2.      Bagaimana perkembangan teori evolusionisme oleh pemikiran Charles Darwin ?

C.      Tujuan Penelitian
1.    Mengetahui pengertian dan aliran-aliran dalam teoripositivisme.
2.      Mengetahui pengertian dan pemahaman teori evolusionisme.

BAB II
LANDASAN TEORI


  1. TEORI POSITIVISME
                       
1.                Riwayat HidupAuguste Comte
Auguste Comte merupakan filosof dan warga negara Perancis yang hidup di abad ke-19 setelah revolusi Perancis yang terkenal itu. Ia lahir di Montpellier, Perancis, pada tanggal 19 Januari 1798, dari keluarga pegawai yang beragama Katolik .Ia belajar di sekolah Politeknik di Paris, tetapi ia dikeluarkan karena ia seorang pendukung Republik, sedangkan sekolahnya justru royalistis.[1]
. Karya utama A.Comte adalah Cours de Philosophie Phositive, Kursus tentang Filsafat Positif (1830-1842), yang diterbitkan dalam enam jilid. Selain itu, dalam karyanya inilah Comte menguraikan secara singkat pendapat-pendapat positif, hukum tiga stadia, klasifikasiilmu-ilmu pengetahuan dan bagan mengenai tatanan dan kemajuan. [2]

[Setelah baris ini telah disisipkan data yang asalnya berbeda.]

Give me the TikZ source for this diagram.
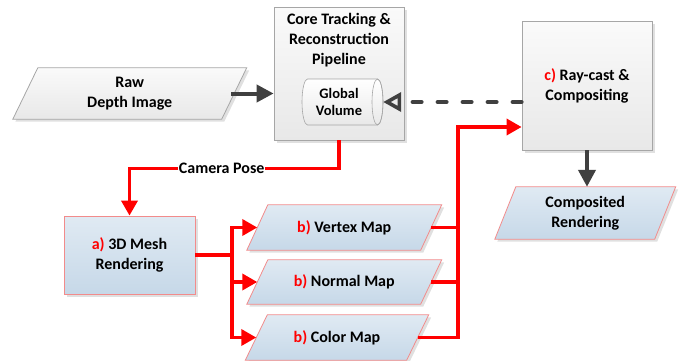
\documentclass[tikz,border=0pt]{standalone}
\usepackage{fontspec}
\setmainfont{Carlito}
\usetikzlibrary{arrows.meta,shadows}
\pgfdeclarelayer{bg}
\pgfsetlayers{bg,main}
\definecolor{dk}{HTML}{404040}
\definecolor{bd}{HTML}{A6A6A6}
\definecolor{rb}{HTML}{F28B8B}
\definecolor{btop}{HTML}{E0EAF3}
\definecolor{bbot}{HTML}{C6D8E8}
\definecolor{gtop}{HTML}{FAFAFA}
\definecolor{gbot}{HTML}{E8E8E8}
\tikzset{
  txt/.style={font=\fontsize{16}{20}\selectfont\bfseries, align=center, text=black},
  smalltxt/.style={font=\fontsize{14.5}{17.5}\selectfont\bfseries, align=center, text=black},
  shd/.style={drop shadow={shadow xshift=2.5pt, shadow yshift=-2.5pt, fill=black!35, opacity=0.35}},
  gbox/.style={txt, draw=bd, line width=0.8pt, top color=gtop, bottom color=gbot, shd},
  bbox/.style={txt, draw=rb, line width=0.8pt, top color=btop, bottom color=bbot, shd},
  gpara/.style={draw=bd, line width=0.8pt, top color=gtop, bottom color=gbot, shd},
  bpara/.style={draw=rb, line width=0.8pt, top color=btop, bottom color=bbot, shd},
  holder/.style={txt, inner sep=0pt},
  darr/.style={draw=dk, line width=4pt, -{Triangle[length=17pt,width=17pt]}},
  dasharr/.style={draw=dk, line width=4pt, line cap=round, dash pattern=on 9pt off 16pt,
     -{Triangle[open,length=18pt,width=19pt,line width=3.6pt]}},
  rline/.style={draw=red, line width=3.5pt},
  rarr/.style={rline, -{Triangle[length=15pt,width=16pt]}},
  lbl/.style={txt, fill=white, inner sep=1pt}
}
\newcommand\mypara[3]{%
  \begin{pgfonlayer}{bg}
  \path[#3] ([xshift=#2]#1.north west) -- ([xshift=#2]#1.north east)
     -- ([xshift=-#2]#1.south east) -- ([xshift=-#2]#1.south west) -- cycle;
  \end{pgfonlayer}}
\begin{document}
\begin{tikzpicture}[x=1pt,y=-1pt]
\useasboundingbox (0,0) rectangle (683,360);

% boxes
\node[gbox, minimum width=130pt, minimum height=133pt] (core) at (339,73.5) {};
\node[txt] (coretext) at (339,40) {Core Tracking \&\\Reconstruction\\Pipeline};

% cylinder
\node[inner sep=0pt, minimum width=81pt, minimum height=46pt] (vol) at (342.5,102) {};
\path[draw=bd, line width=0.6pt, top color=white, bottom color=gbot]
  (377.5,79) -- (307.5,79) arc[start angle=270, end angle=90, x radius=5.5, y radius=23]
  -- (377.5,125) arc[start angle=90, end angle=-90, x radius=5.5, y radius=23] -- cycle;
\draw[bd, line width=0.6pt] (377.5,102) ellipse [x radius=5.5, y radius=23];
\node[smalltxt] (voltext) at (339,102) {Global\\Volume};

\node[gbox, minimum width=130pt, minimum height=129pt] (ray) at (587,85.5)
  {\textcolor{red}{c)} Ray-cast \&\\Compositing};
\node[bbox, minimum width=131pt, minimum height=78pt] (mesh) at (129.5,255)
  {\textcolor{red}{a)} 3D Mesh\\Rendering};

% parallelograms
\node[holder, minimum width=208.5pt, minimum height=51pt] (raw) at (129.75,93.5) {Raw\\Depth Image};
\mypara{raw}{12.5pt}{gpara}
\node[holder, minimum width=159.5pt, minimum height=52pt] (comp) at (585.25,213) {Composited\\Rendering};
\mypara{comp}{10.5pt}{bpara}
\node[holder, minimum width=173.5pt, minimum height=45pt] (vert) at (344.25,227.5) {\textcolor{red}{b)} Vertex Map};
\mypara{vert}{10.5pt}{bpara}
\node[holder, minimum width=173.5pt, minimum height=44pt] (norm) at (344.25,282) {\textcolor{red}{b)} Normal Map};
\mypara{norm}{10.5pt}{bpara}
\node[holder, minimum width=161pt, minimum height=45pt] (colr) at (337,337.5) {\textcolor{red}{b)} Color Map};
\mypara{colr}{11pt}{bpara}

% connectors
\draw[darr] ([xshift=-3pt]raw.east) -- (core.west |- raw.east);
\draw[dasharr] (ray.west |- vol.east) -- (vol.east);
\draw[darr] (ray.south) -- (ray.south |- comp.north);

\draw[rarr] (core.south) -- ++(0,28) coordinate (cpbend) -| (mesh.north)
  node[lbl, pos=0.28] (cplabel) {Camera Pose};

\coordinate (fork) at (232,255);
\draw[rline] (mesh.east) -- (fork);
\draw[rarr] (fork) |- (vert.west);
\draw[rarr] (fork) |- (norm.west);
\draw[rarr] (fork) |- (colr.west);

\coordinate (join) at (458,127);
\draw[rline] (vert.east) -- (vert.east -| join);
\draw[rline] (norm.east) -- (norm.east -| join);
\draw[rarr] (colr.east) -| (join) -- (join -| ray.west);
\end{tikzpicture}
\end{document}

2.                Pengertian Positivisme
Filsafat positivisme merupakan salah satu aliran filsafat modern yang lahir pada abad ke-19. Dasar-dasar filsafat ini dibangun oleh Saint Simon dan dikembangkan oleh Auguste Comte. Adapun yang menjadi  titik tolak dari pemikiran positivis ini adalah, apa yang telah diketahui adalah yang faktual dan positif, sehingga metafisika ditolaknya. Di sini, yang dimaksud dengan “positif” adalah segala gejala yang tampak seperti apa adanya, sebatas pengalaman-pengalaman obyektif. Jadi, setelah fakta diperoleh, fakta-fakta tersebut diatur sedemikian rupa agar dapat memberikan semacam asumsi (proyeksi) kemasa depan. [3]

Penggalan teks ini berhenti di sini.